La coordination d’intimité, un nouveau métier dans les mains des partenaires sociaux

Le métier de coordination d‘intimité est apparu récemment sur les tournages, notamment anglo-saxons. En France, il est exercé par seulement quelques professionnelles – ce sont toutes des femmes et on en dénombre quatre en 2024 – qui ont toutes été formées à l’étranger.

Le recours aux coordinateurs d’intimité, demandé par certaines associations, est perçu comme un outil supplémentaire pour assurer la santé et la sécurité des acteurs pour le tournage des scènes d’intimité. Ce métier doit d’abord être reconnu par les partenaires sociaux. Il faut également pouvoir former plus de coordinateurs en France pour pouvoir le répandre.

Le CNC accompagne les partenaires sociaux dans la démarche de la reconnaissance de ce métier. Il a ainsi participé à l’étude menée par la Commission paritaire nationale emploi et formation de l’audiovisuel (CPNEF audiovisuel) qui a abouti à la première publication d’une fiche métier « Coordination d’intimité » en décembre 2023 ainsi qu’à l’annonce du lancement de travaux d’ingénierie pour la création d’une formation certifiante en coordination d’intimité, à compter de 2025.

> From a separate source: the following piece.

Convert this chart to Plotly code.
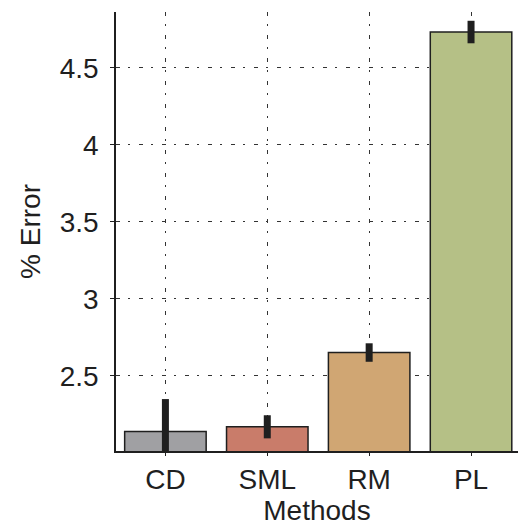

Dans le cadre de la convention collective nationale de la production cinématographique, les partenaires sociaux ont signé le 17 mai 2024 à Cannes, comme évoqué plus haut, deux avenants dont l’un fixe des préconisations pour l’organisation des castings et pour les tournages de scène d’intimité, et le recours au métier de coordination d’intimité.

* Le conditionnement du suivi de la formation sur la prévention des VHSS s’applique aussi aux entreprises des industries techniques et aux entreprises du jeu vidéo.

La formation pour prévenir et lutter contre les VHSS en chiffres

Concernant les producteurs de cinéma, audiovisuel, jeux vidéo et industries techniques :

  • 82  sessions entre le 6 octobre 2020 et le 2 juillet  2024 (Paris, Nantes, Lyon, Marseille, Montpellier, Bordeaux, Strasbourg, La Réunion, Martinique, La Guyane, Nouvelle-Calédonie et Polynésie Française) ;
     
  • 5 000 professionnels formés depuis octobre 2020 ;

Concernant les exploitants de salles de cinéma :

  • 24 sessions depuis le 5 mai 2022 (Quimper, Annemasse, Autun, Metz, Paris, Lyon, Marseille, Deauville, Pessac, Angoulême, Nantes, Rouen, Rennes, Lille, Muret, Tours) ;
     
  • 1 200 exploitants ont déjà suivi la formation.

Soit plus de 6 200 professionnels formés à ce jour.